— start of Provided material —

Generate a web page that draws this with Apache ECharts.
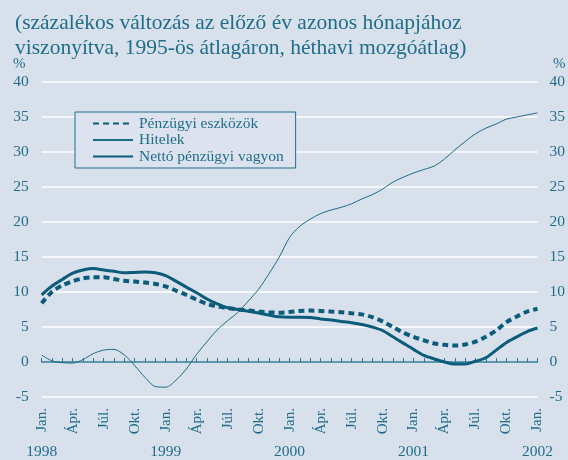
<!DOCTYPE html>
<html>
<head>
<meta charset="utf-8">
<script src="https://cdn.jsdelivr.net/npm/echarts@6/dist/echarts.min.js"></script>
<style>
  html, body { margin: 0; padding: 0; background: #d8e0ec; }
  #chart { width: 568px; height: 460px; }
</style>
</head>
<body>
<div id="chart"></div>
<script>
'use strict';
// evek es negyedeves cimkek
var years = ['1998', '1999', '2000', '2001', '2002'];
var quarterLabels = ['Jan.', 'Ápr.', 'Júl.', 'Okt.'];

// havi ertekek, 1998 jan. - 2002 jan. (49 pont)
var eszkozok = [8.4, 10.05, 10.95, 11.55, 11.95, 12.1, 12.1, 11.85, 11.6, 11.5, 11.35, 11.15,
  10.8, 10.2, 9.6, 8.9, 8.3, 7.95, 7.7, 7.5, 7.35, 7.2, 7.1, 7.05,
  7.15, 7.3, 7.35, 7.3, 7.2, 7.1, 6.95, 6.8, 6.4, 5.8, 5.0, 4.2,
  3.6, 3.1, 2.65, 2.45, 2.35, 2.5, 2.9, 3.6, 4.5, 5.7, 6.5, 7.2,
  7.6];
var hitelek = [1.0, 0.15, -0.1, -0.15, 0.35, 1.2, 1.7, 1.8, 1.0, -0.5, -2.2, -3.5,
  -3.6, -2.6, -1.0, 1.1, 2.9, 4.6, 5.9, 7.1, 8.7, 10.4, 12.6, 15.0,
  17.8, 19.4, 20.4, 21.2, 21.7, 22.1, 22.6, 23.3, 23.9, 24.7, 25.7, 26.4,
  27.0, 27.5, 28.0, 29.0, 30.3, 31.5, 32.6, 33.4, 34.0, 34.7, 35.0, 35.3,
  35.6];
var netto = [9.6, 10.85, 11.8, 12.7, 13.15, 13.35, 13.15, 12.95, 12.75, 12.8, 12.85, 12.75,
  12.35, 11.55, 10.7, 9.9, 9.0, 8.3, 7.75, 7.5, 7.25, 7.0, 6.7, 6.45,
  6.4, 6.4, 6.35, 6.15, 6.0, 5.8, 5.6, 5.35, 5.0, 4.5, 3.6, 2.7,
  1.8, 0.95, 0.45, 0.0, -0.3, -0.3, 0.1, 0.6, 1.7, 2.8, 3.6, 4.35,
  4.85];

var textColor = '#1f6d8a';
var lineColor = '#0b5b7a';
var serif = '"Liberation Serif", "DejaVu Serif", serif';

// kategoriak: minden honap egy pont
var categories = [];
for (var y = 0; y < years.length; y++) {
  for (var m = 0; m < 12; m++) {
    categories.push(years[y] + '-' + (m + 1));
    if (y === years.length - 1) break;
  }
}

var myChart = echarts.init(document.getElementById('chart'));
var option = {
  backgroundColor: '#d8e0ec',
  animation: false,
  title: {
    text: '(százalékos változás az előző év azonos hónapjához\nviszonyítva, 1995-ös átlagáron, héthavi mozgóátlag)',
    left: 10,
    top: 6,
    textStyle: { fontFamily: serif, fontSize: 21.5, fontWeight: 'normal', color: textColor, lineHeight: 25 }
  },
  graphic: [
    { type: 'text', left: 13, top: 57, style: { text: '%', font: '15px ' + serif, fill: textColor } },
    { type: 'text', left: 553, top: 57, style: { text: '%', font: '15px ' + serif, fill: textColor } }
  ],
  legend: {
    orient: 'vertical',
    left: 75,
    top: 112,
    padding: [3.5, 12, 3.5, 17],
    itemWidth: 40,
    itemHeight: 12,
    itemGap: 0.5,
    backgroundColor: '#dce3ee',
    borderColor: '#1f6d8a',
    borderWidth: 1,
    borderRadius: 0,
    itemStyle: { opacity: 0 },
    textStyle: { fontFamily: serif, fontSize: 15.5, lineHeight: 16, color: textColor, padding: [0, 0, 0, 1] },
    data: ['Pénzügyi eszközök', 'Hitelek', 'Nettó pénzügyi vagyon']
  },
  grid: { left: 41.7, right: 28.7, top: 82, bottom: 61.7 },
  xAxis: [{
    type: 'category',
    data: categories,
    boundaryGap: false,
    axisLine: { lineStyle: { color: '#2f7896', width: 1.5 } },
    axisTick: { inside: true, length: 4, interval: 0, lineStyle: { color: '#2f7896' } },
    axisLabel: {
      rotate: 90,
      margin: 11,
      fontFamily: serif,
      fontSize: 15,
      color: textColor,
      interval: function (i) { return i % 3 === 0; },
      formatter: function (v, i) { return quarterLabels[(i / 3) % 4]; }
    },
    splitLine: { show: false }
  }, {
    type: 'category',
    data: categories,
    boundaryGap: false,
    position: 'bottom',
    axisLine: { show: false },
    axisTick: { show: false },
    axisLabel: {
      margin: 47,
      fontFamily: serif,
      fontSize: 15.5,
      color: textColor,
      interval: function (i) { return i % 12 === 0; },
      formatter: function (v, i) { return years[i / 12]; }
    }
  }],
  yAxis: [{
    type: 'value',
    min: -5,
    max: 40,
    interval: 5,
    axisLine: { show: false },
    axisTick: { show: false },
    axisLabel: { margin: 13, fontFamily: serif, fontSize: 15.5, color: textColor },
    splitLine: { lineStyle: { color: '#ffffff', width: 1.6 } }
  }, {
    type: 'value',
    position: 'right',
    min: -5,
    max: 40,
    interval: 5,
    axisLine: { show: false },
    axisTick: { show: false },
    axisLabel: { margin: 12, fontFamily: serif, fontSize: 15.5, color: textColor },
    splitLine: { show: false }
  }],
  series: [{
    name: 'Pénzügyi eszközök',
    type: 'line',
    data: eszkozok,
    symbol: 'none',
    smooth: 0.3,
    lineStyle: { color: lineColor, width: 4, type: [6, 4] },
    itemStyle: { color: lineColor }
  }, {
    name: 'Hitelek',
    type: 'line',
    data: hitelek,
    symbol: 'none',
    smooth: 0.3,
    lineStyle: { color: '#1a6a88', width: 1 },
    itemStyle: { color: '#1a6a88' }
  }, {
    name: 'Nettó pénzügyi vagyon',
    type: 'line',
    data: netto,
    symbol: 'none',
    smooth: 0.3,
    lineStyle: { color: lineColor, width: 3 },
    itemStyle: { color: lineColor }
  }]
};
myChart.setOption(option);
</script>
</body>
</html>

— end of Provided material —

> [Required task]: Give again, exactly, the lines from the start of the data through the one holding "var quarterLabels = ['Jan.', 'Ápr.', 'Júl.', 'Okt.'];"; omit the pictures.

> [Result of this task]:
Generate a web page that draws this with Apache ECharts.
<!DOCTYPE html>
<html>
<head>
<meta charset="utf-8">
<script src="https://cdn.jsdelivr.net/npm/echarts@6/dist/echarts.min.js"></script>
<style>
  html, body { margin: 0; padding: 0; background: #d8e0ec; }
  #chart { width: 568px; height: 460px; }
</style>
</head>
<body>
<div id="chart"></div>
<script>
'use strict';
// evek es negyedeves cimkek
var years = ['1998', '1999', '2000', '2001', '2002'];
var quarterLabels = ['Jan.', 'Ápr.', 'Júl.', 'Okt.'];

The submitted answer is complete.